─── Dataset extract
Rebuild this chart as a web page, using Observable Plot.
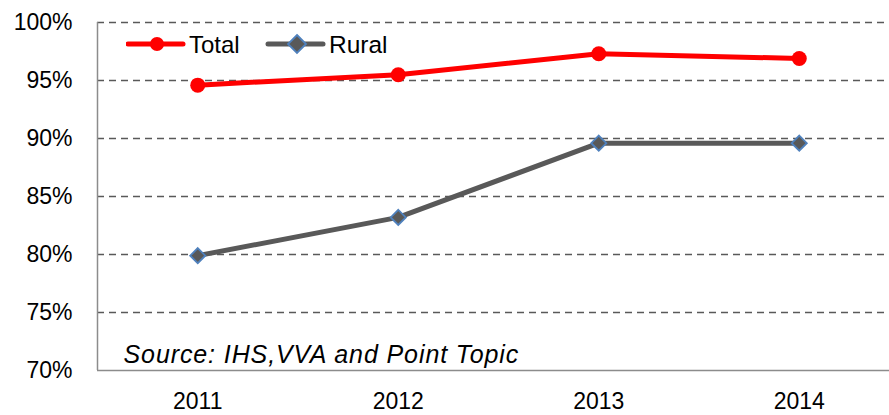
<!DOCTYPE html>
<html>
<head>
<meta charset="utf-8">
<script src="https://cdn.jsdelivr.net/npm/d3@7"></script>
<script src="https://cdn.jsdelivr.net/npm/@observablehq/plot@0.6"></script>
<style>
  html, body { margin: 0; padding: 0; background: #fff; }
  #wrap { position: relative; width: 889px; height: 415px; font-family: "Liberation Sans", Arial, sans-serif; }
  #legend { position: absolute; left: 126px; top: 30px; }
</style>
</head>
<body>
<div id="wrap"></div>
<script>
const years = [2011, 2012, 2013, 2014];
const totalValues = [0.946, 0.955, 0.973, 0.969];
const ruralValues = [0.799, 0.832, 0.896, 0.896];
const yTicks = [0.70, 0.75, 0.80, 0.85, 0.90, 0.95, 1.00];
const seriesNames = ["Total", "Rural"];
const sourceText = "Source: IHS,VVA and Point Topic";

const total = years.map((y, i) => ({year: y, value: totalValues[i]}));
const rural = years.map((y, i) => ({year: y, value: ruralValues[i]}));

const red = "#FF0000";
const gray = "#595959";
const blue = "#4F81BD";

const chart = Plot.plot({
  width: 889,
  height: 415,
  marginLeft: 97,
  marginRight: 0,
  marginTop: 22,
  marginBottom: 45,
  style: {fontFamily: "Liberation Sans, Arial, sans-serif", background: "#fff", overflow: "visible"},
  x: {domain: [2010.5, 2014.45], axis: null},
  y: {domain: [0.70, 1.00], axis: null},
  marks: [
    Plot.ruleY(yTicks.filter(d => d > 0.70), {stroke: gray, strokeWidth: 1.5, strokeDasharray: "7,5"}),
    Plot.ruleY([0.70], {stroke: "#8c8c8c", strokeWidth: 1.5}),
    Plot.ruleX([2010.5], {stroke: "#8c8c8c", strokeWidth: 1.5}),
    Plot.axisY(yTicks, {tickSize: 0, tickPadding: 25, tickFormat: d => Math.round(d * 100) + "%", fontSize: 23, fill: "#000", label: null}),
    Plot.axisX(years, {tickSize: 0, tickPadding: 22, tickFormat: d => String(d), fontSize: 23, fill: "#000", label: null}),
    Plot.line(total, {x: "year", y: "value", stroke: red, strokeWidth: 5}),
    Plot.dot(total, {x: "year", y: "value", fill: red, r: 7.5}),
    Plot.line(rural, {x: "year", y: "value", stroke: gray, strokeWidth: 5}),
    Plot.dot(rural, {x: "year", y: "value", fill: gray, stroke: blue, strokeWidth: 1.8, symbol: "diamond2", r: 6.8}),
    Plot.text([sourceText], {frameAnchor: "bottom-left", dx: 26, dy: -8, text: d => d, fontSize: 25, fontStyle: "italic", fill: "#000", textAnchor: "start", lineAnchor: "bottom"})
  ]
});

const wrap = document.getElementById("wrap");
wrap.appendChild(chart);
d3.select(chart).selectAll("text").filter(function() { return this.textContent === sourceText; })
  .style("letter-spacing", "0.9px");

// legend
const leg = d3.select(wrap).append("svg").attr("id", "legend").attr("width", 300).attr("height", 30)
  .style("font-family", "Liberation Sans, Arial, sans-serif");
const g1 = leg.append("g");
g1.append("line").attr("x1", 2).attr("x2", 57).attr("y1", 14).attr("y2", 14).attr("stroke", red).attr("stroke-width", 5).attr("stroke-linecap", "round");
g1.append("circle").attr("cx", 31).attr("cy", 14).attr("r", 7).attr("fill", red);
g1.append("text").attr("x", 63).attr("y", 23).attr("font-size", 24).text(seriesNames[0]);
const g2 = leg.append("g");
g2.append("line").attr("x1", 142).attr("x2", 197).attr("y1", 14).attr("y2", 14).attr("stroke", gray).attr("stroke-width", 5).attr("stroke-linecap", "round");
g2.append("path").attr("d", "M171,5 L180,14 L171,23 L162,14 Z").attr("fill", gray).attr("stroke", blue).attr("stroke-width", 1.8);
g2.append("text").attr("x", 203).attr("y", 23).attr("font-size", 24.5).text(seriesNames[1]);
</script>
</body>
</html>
──────
* Request
Leave out the pictures and give the listing above again exactly.

* Correct answer
Rebuild this chart as a web page, using Observable Plot.
<!DOCTYPE html>
<html>
<head>
<meta charset="utf-8">
<script src="https://cdn.jsdelivr.net/npm/d3@7"></script>
<script src="https://cdn.jsdelivr.net/npm/@observablehq/plot@0.6"></script>
<style>
  html, body { margin: 0; padding: 0; background: #fff; }
  #wrap { position: relative; width: 889px; height: 415px; font-family: "Liberation Sans", Arial, sans-serif; }
  #legend { position: absolute; left: 126px; top: 30px; }
</style>
</head>
<body>
<div id="wrap"></div>
<script>
const years = [2011, 2012, 2013, 2014];
const totalValues = [0.946, 0.955, 0.973, 0.969];
const ruralValues = [0.799, 0.832, 0.896, 0.896];
const yTicks = [0.70, 0.75, 0.80, 0.85, 0.90, 0.95, 1.00];
const seriesNames = ["Total", "Rural"];
const sourceText = "Source: IHS,VVA and Point Topic";

const total = years.map((y, i) => ({year: y, value: totalValues[i]}));
const rural = years.map((y, i) => ({year: y, value: ruralValues[i]}));

const red = "#FF0000";
const gray = "#595959";
const blue = "#4F81BD";

const chart = Plot.plot({
  width: 889,
  height: 415,
  marginLeft: 97,
  marginRight: 0,
  marginTop: 22,
  marginBottom: 45,
  style: {fontFamily: "Liberation Sans, Arial, sans-serif", background: "#fff", overflow: "visible"},
  x: {domain: [2010.5, 2014.45], axis: null},
  y: {domain: [0.70, 1.00], axis: null},
  marks: [
    Plot.ruleY(yTicks.filter(d => d > 0.70), {stroke: gray, strokeWidth: 1.5, strokeDasharray: "7,5"}),
    Plot.ruleY([0.70], {stroke: "#8c8c8c", strokeWidth: 1.5}),
    Plot.ruleX([2010.5], {stroke: "#8c8c8c", strokeWidth: 1.5}),
    Plot.axisY(yTicks, {tickSize: 0, tickPadding: 25, tickFormat: d => Math.round(d * 100) + "%", fontSize: 23, fill: "#000", label: null}),
    Plot.axisX(years, {tickSize: 0, tickPadding: 22, tickFormat: d => String(d), fontSize: 23, fill: "#000", label: null}),
    Plot.line(total, {x: "year", y: "value", stroke: red, strokeWidth: 5}),
    Plot.dot(total, {x: "year", y: "value", fill: red, r: 7.5}),
    Plot.line(rural, {x: "year", y: "value", stroke: gray, strokeWidth: 5}),
    Plot.dot(rural, {x: "year", y: "value", fill: gray, stroke: blue, strokeWidth: 1.8, symbol: "diamond2", r: 6.8}),
    Plot.text([sourceText], {frameAnchor: "bottom-left", dx: 26, dy: -8, text: d => d, fontSize: 25, fontStyle: "italic", fill: "#000", textAnchor: "start", lineAnchor: "bottom"})
  ]
});

const wrap = document.getElementById("wrap");
wrap.appendChild(chart);
d3.select(chart).selectAll("text").filter(function() { return this.textContent === sourceText; })
  .style("letter-spacing", "0.9px");

// legend
const leg = d3.select(wrap).append("svg").attr("id", "legend").attr("width", 300).attr("height", 30)
  .style("font-family", "Liberation Sans, Arial, sans-serif");
const g1 = leg.append("g");
g1.append("line").attr("x1", 2).attr("x2", 57).attr("y1", 14).attr("y2", 14).attr("stroke", red).attr("stroke-width", 5).attr("stroke-linecap", "round");
g1.append("circle").attr("cx", 31).attr("cy", 14).attr("r", 7).attr("fill", red);
g1.append("text").attr("x", 63).attr("y", 23).attr("font-size", 24).text(seriesNames[0]);
const g2 = leg.append("g");
g2.append("line").attr("x1", 142).attr("x2", 197).attr("y1", 14).attr("y2", 14).attr("stroke", gray).attr("stroke-width", 5).attr("stroke-linecap", "round");
g2.append("path").attr("d", "M171,5 L180,14 L171,23 L162,14 Z").attr("fill", gray).attr("stroke", blue).attr("stroke-width", 1.8);
g2.append("text").attr("x", 203).attr("y", 23).attr("font-size", 24.5).text(seriesNames[1]);
</script>
</body>
</html>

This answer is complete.